Vote Plane Stupid for Transport Secretary
So it’s goodbye to Ruth Kelly, bane of environmentalists and apostle of airport expansion, who has resigned to spend more time with her family. Who will be next? No one seems to know (but everyone has an opinion), so rather than play musical cabinet chairs, I’m going to throw my hat in the ring. Gordon, if you’re listening, I’d be very happy to take over as Secretary of State for Transport.
I know that I’m not a Member of Parliament – although that didn’t stop you opting for Digby – but I have taken transport issues to the very top of the House of Commons. That’s got to count for something, right? After all, from what I’ve seen Transport Ministers are just meant to get in bed with aviation bosses, and how hard can that be?

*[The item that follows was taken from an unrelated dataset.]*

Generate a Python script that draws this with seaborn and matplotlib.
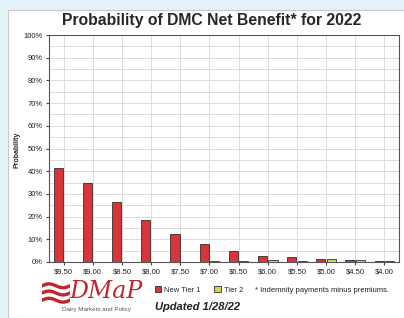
import matplotlib
matplotlib.use("Agg")
import matplotlib.pyplot as plt
import matplotlib.patches as mpatches
import numpy as np
import pandas as pd
import seaborn as sns

# Milk margin levels and probabilities (%)
prices = ["$9.50", "$9.00", "$8.50", "$8.00", "$7.50", "$7.00",
          "$6.50", "$6.00", "$5.50", "$5.00", "$4.50", "$4.00"]
tier1 = [41.5, 35.0, 26.5, 18.5, 12.4, 7.8, 4.7, 2.8, 2.2, 1.5, 0.7, 0.3]
tier2 = [0.0, 0.0, 0.0, 0.0, 0.0, 0.3, 0.3, 0.8, 0.3, 1.3, 0.8, 0.3]
series = ["New Tier 1", "Tier 2"]
colors = ["#d8343c", "#d6d64a"]

df = pd.DataFrame({
    "price": prices * 2,
    "prob": tier1 + tier2,
    "tier": [series[0]] * len(prices) + [series[1]] * len(prices),
})

sns.set_style("white")
plt.rcParams["font.family"] = ["Liberation Sans", "DejaVu Sans"]

fig = plt.figure(figsize=(4.04, 3.18), dpi=100, facecolor="#e4f2fa")
# white panel
panel = mpatches.Rectangle((8 / 404, 0), 1, 1 - 10 / 318,
                           transform=fig.transFigure, facecolor="white",
                           edgecolor="#c8c8c8", linewidth=0.8, zorder=-5)
fig.add_artist(panel)

ax = fig.add_axes([49 / 404, 1 - 262 / 318, 350 / 404, 227 / 318])
ax.set_zorder(2)
sns.barplot(data=df, x="price", y="prob", hue="tier", order=prices,
            palette=colors, saturation=1, width=0.72, gap=0.12,
            edgecolor="#3a2a2a", linewidth=0.6, ax=ax, legend=False, zorder=3)

ax.set_ylim(0, 100)
ax.set_yticks(np.arange(0, 101, 10))
ax.set_yticks(np.arange(0, 101, 5), minor=True)
ax.set_yticklabels([f"{v}%" for v in range(0, 101, 10)])
ax.grid(True, which="both", axis="y", color="#dcdcdc", linewidth=0.7, zorder=0)
ax.grid(True, which="major", axis="x", color="#dcdcdc", linewidth=0.7, zorder=0)
ax.set_axisbelow(True)
ax.tick_params(axis="both", which="major", labelsize=5.5, length=2.5,
               color="#444444", pad=2, labelcolor="#222222")
ax.tick_params(axis="y", which="minor", length=1.5, color="#444444")
ax.tick_params(left=True, bottom=True)
for s in ax.spines.values():
    s.set_color("#555555")
    s.set_linewidth(0.8)
ax.set_xlabel("")
ax.set_ylabel("")
fig.text(17 / 404, 1 - 150 / 318, "Probability", rotation=90, ha="center",
         va="center", fontsize=5, fontweight="bold")

fig.text(212 / 404, 1 - 21 / 318, "Probability of DMC Net Benefit* for 2022",
         ha="center", va="center", fontsize=11.3, fontweight="bold")

# legend
handles = [mpatches.Patch(facecolor=c, edgecolor="#3a2a2a", linewidth=0.6)
           for c in colors]
fig.legend(handles, series, loc="center left",
           bbox_to_anchor=(152 / 404, 1 - 290 / 318), ncol=2, frameon=False,
           fontsize=5.5, handlelength=0.8, handleheight=0.8,
           handletextpad=0.4, columnspacing=1.8, borderaxespad=0)
fig.text(255 / 404, 1 - 290 / 318, "* Indemnity payments minus premiums.",
         ha="left", va="center", fontsize=5.5, color="#222222")
fig.text(155 / 404, 1 - 307 / 318, "Updated 1/28/22", ha="left", va="center",
         fontsize=8, fontweight="bold", fontstyle="italic", color="#222222")

# DMaP logo
lax = fig.add_axes([42 / 404, 1 - 305 / 318, 28 / 404, 24 / 318])
lax.set_zorder(2)
t = np.linspace(0, 1, 50)
for k in range(3):
    lax.plot(t, 0.2 + 0.3 * k + 0.08 * np.sin(2 * np.pi * t), color="#c0272d",
             linewidth=2.4)
lax.set_xlim(0, 1)
lax.set_ylim(0, 1)
lax.axis("off")
fig.text(69 / 404, 1 - 292 / 318, "DMaP", ha="left", va="center",
         fontsize=17, color="#c0272d", family="DejaVu Serif", fontstyle="italic")
fig.text(62 / 404, 1 - 309 / 318, "Dairy Markets and Policy", ha="left",
         va="center", fontsize=4.5, color="#555555")

fig.savefig("out.png", dpi=100, facecolor=fig.get_facecolor())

Also, if declared master of all things transportational, I’d make you very popular in West London by scrapping that third runway thingy. That would knock the wind out of the blighter Cameron’s sails, eh? You’d be able to laugh prudently as he scrambled around for a new policy. Who knows, he might throw his lot in with BoJo and move to Boris Island, where he could be safely contained by Royal Navy gunships. What japes!
Gordon, desperate times call for desperate measures – and what could be more desperate than putting an anarchist in your government? I’m willing to give up my political credentials if you are. Go on, give me a chance. Vote Plane Stupid for Transport Secretary. You know it makes sense.
My name is Richard, and I approve this message.